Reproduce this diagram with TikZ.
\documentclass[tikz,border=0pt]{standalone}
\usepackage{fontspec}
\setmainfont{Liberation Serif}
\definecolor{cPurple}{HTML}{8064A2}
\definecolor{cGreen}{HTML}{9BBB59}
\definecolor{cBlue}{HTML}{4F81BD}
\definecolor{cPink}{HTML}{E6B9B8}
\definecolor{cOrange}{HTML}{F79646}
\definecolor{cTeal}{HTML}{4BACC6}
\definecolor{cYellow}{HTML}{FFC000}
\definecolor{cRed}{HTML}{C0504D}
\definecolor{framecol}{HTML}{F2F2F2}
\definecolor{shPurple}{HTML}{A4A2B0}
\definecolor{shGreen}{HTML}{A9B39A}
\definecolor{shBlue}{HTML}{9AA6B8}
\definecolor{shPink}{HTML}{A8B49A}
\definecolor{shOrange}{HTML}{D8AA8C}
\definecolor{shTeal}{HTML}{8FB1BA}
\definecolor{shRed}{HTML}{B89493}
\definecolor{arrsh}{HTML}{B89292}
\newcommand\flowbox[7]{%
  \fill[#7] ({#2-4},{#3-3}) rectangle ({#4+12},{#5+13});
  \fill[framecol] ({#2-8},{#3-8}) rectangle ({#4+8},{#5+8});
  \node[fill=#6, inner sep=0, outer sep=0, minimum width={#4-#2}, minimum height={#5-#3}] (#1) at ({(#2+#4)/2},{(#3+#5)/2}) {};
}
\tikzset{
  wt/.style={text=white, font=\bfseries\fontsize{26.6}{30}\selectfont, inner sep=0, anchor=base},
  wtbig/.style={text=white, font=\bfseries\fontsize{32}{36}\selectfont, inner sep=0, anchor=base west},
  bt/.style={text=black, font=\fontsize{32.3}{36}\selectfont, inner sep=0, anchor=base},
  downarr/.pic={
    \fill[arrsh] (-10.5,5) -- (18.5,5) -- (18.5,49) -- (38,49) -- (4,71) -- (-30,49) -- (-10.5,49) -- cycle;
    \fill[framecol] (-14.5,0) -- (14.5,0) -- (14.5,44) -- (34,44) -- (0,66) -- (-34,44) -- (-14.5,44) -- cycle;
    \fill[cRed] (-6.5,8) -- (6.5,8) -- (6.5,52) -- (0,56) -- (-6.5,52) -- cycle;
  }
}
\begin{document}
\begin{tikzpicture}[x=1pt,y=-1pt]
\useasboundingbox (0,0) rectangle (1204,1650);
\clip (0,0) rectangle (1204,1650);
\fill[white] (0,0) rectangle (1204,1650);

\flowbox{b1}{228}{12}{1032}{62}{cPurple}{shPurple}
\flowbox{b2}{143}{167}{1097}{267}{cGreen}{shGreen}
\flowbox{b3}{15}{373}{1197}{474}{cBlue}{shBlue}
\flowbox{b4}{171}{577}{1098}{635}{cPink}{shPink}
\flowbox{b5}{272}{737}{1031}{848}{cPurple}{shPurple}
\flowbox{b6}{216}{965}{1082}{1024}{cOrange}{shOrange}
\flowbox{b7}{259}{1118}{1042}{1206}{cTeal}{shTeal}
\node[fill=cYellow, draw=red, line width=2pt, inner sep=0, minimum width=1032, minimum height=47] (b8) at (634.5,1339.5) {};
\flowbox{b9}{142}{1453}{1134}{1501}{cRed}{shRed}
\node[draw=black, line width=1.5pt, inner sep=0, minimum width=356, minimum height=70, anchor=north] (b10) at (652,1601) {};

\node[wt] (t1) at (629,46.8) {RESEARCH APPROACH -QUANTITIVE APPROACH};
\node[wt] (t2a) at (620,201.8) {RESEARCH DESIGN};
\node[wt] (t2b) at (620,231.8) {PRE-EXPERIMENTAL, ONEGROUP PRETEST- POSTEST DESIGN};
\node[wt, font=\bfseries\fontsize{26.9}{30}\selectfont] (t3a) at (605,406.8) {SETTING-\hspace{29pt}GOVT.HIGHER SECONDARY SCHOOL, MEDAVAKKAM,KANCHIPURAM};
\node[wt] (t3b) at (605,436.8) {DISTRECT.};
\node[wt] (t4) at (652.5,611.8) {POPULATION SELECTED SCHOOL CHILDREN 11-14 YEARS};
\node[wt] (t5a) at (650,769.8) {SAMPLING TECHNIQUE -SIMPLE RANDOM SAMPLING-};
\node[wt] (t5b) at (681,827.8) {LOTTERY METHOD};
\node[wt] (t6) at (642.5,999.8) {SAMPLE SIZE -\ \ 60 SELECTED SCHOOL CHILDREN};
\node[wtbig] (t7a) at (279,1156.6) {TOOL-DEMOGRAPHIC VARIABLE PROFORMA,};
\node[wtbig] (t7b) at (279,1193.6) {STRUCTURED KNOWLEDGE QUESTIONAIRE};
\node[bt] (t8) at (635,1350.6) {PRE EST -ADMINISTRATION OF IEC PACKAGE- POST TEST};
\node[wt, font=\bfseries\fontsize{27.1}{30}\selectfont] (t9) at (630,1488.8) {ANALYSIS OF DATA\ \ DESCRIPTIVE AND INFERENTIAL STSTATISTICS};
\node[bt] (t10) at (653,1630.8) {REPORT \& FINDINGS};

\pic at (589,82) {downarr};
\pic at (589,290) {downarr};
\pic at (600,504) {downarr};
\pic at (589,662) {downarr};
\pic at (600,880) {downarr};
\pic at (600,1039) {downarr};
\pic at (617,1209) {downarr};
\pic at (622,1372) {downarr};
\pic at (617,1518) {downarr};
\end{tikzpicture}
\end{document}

* * *

#### [What you have to do]
Please reproduce every line of the material word for word.

#### [Answer for the task]
Reproduce this diagram with TikZ.
\documentclass[tikz,border=0pt]{standalone}
\usepackage{fontspec}
\setmainfont{Liberation Serif}
\definecolor{cPurple}{HTML}{8064A2}
\definecolor{cGreen}{HTML}{9BBB59}
\definecolor{cBlue}{HTML}{4F81BD}
\definecolor{cPink}{HTML}{E6B9B8}
\definecolor{cOrange}{HTML}{F79646}
\definecolor{cTeal}{HTML}{4BACC6}
\definecolor{cYellow}{HTML}{FFC000}
\definecolor{cRed}{HTML}{C0504D}
\definecolor{framecol}{HTML}{F2F2F2}
\definecolor{shPurple}{HTML}{A4A2B0}
\definecolor{shGreen}{HTML}{A9B39A}
\definecolor{shBlue}{HTML}{9AA6B8}
\definecolor{shPink}{HTML}{A8B49A}
\definecolor{shOrange}{HTML}{D8AA8C}
\definecolor{shTeal}{HTML}{8FB1BA}
\definecolor{shRed}{HTML}{B89493}
\definecolor{arrsh}{HTML}{B89292}
\newcommand\flowbox[7]{%
  \fill[#7] ({#2-4},{#3-3}) rectangle ({#4+12},{#5+13});
  \fill[framecol] ({#2-8},{#3-8}) rectangle ({#4+8},{#5+8});
  \node[fill=#6, inner sep=0, outer sep=0, minimum width={#4-#2}, minimum height={#5-#3}] (#1) at ({(#2+#4)/2},{(#3+#5)/2}) {};
}
\tikzset{
  wt/.style={text=white, font=\bfseries\fontsize{26.6}{30}\selectfont, inner sep=0, anchor=base},
  wtbig/.style={text=white, font=\bfseries\fontsize{32}{36}\selectfont, inner sep=0, anchor=base west},
  bt/.style={text=black, font=\fontsize{32.3}{36}\selectfont, inner sep=0, anchor=base},
  downarr/.pic={
    \fill[arrsh] (-10.5,5) -- (18.5,5) -- (18.5,49) -- (38,49) -- (4,71) -- (-30,49) -- (-10.5,49) -- cycle;
    \fill[framecol] (-14.5,0) -- (14.5,0) -- (14.5,44) -- (34,44) -- (0,66) -- (-34,44) -- (-14.5,44) -- cycle;
    \fill[cRed] (-6.5,8) -- (6.5,8) -- (6.5,52) -- (0,56) -- (-6.5,52) -- cycle;
  }
}
\begin{document}
\begin{tikzpicture}[x=1pt,y=-1pt]
\useasboundingbox (0,0) rectangle (1204,1650);
\clip (0,0) rectangle (1204,1650);
\fill[white] (0,0) rectangle (1204,1650);

\flowbox{b1}{228}{12}{1032}{62}{cPurple}{shPurple}
\flowbox{b2}{143}{167}{1097}{267}{cGreen}{shGreen}
\flowbox{b3}{15}{373}{1197}{474}{cBlue}{shBlue}
\flowbox{b4}{171}{577}{1098}{635}{cPink}{shPink}
\flowbox{b5}{272}{737}{1031}{848}{cPurple}{shPurple}
\flowbox{b6}{216}{965}{1082}{1024}{cOrange}{shOrange}
\flowbox{b7}{259}{1118}{1042}{1206}{cTeal}{shTeal}
\node[fill=cYellow, draw=red, line width=2pt, inner sep=0, minimum width=1032, minimum height=47] (b8) at (634.5,1339.5) {};
\flowbox{b9}{142}{1453}{1134}{1501}{cRed}{shRed}
\node[draw=black, line width=1.5pt, inner sep=0, minimum width=356, minimum height=70, anchor=north] (b10) at (652,1601) {};

\node[wt] (t1) at (629,46.8) {RESEARCH APPROACH -QUANTITIVE APPROACH};
\node[wt] (t2a) at (620,201.8) {RESEARCH DESIGN};
\node[wt] (t2b) at (620,231.8) {PRE-EXPERIMENTAL, ONEGROUP PRETEST- POSTEST DESIGN};
\node[wt, font=\bfseries\fontsize{26.9}{30}\selectfont] (t3a) at (605,406.8) {SETTING-\hspace{29pt}GOVT.HIGHER SECONDARY SCHOOL, MEDAVAKKAM,KANCHIPURAM};
\node[wt] (t3b) at (605,436.8) {DISTRECT.};
\node[wt] (t4) at (652.5,611.8) {POPULATION SELECTED SCHOOL CHILDREN 11-14 YEARS};
\node[wt] (t5a) at (650,769.8) {SAMPLING TECHNIQUE -SIMPLE RANDOM SAMPLING-};
\node[wt] (t5b) at (681,827.8) {LOTTERY METHOD};
\node[wt] (t6) at (642.5,999.8) {SAMPLE SIZE -\ \ 60 SELECTED SCHOOL CHILDREN};
\node[wtbig] (t7a) at (279,1156.6) {TOOL-DEMOGRAPHIC VARIABLE PROFORMA,};
\node[wtbig] (t7b) at (279,1193.6) {STRUCTURED KNOWLEDGE QUESTIONAIRE};
\node[bt] (t8) at (635,1350.6) {PRE EST -ADMINISTRATION OF IEC PACKAGE- POST TEST};
\node[wt, font=\bfseries\fontsize{27.1}{30}\selectfont] (t9) at (630,1488.8) {ANALYSIS OF DATA\ \ DESCRIPTIVE AND INFERENTIAL STSTATISTICS};
\node[bt] (t10) at (653,1630.8) {REPORT \& FINDINGS};

\pic at (589,82) {downarr};
\pic at (589,290) {downarr};
\pic at (600,504) {downarr};
\pic at (589,662) {downarr};
\pic at (600,880) {downarr};
\pic at (600,1039) {downarr};
\pic at (617,1209) {downarr};
\pic at (622,1372) {downarr};
\pic at (617,1518) {downarr};
\end{tikzpicture}
\end{document}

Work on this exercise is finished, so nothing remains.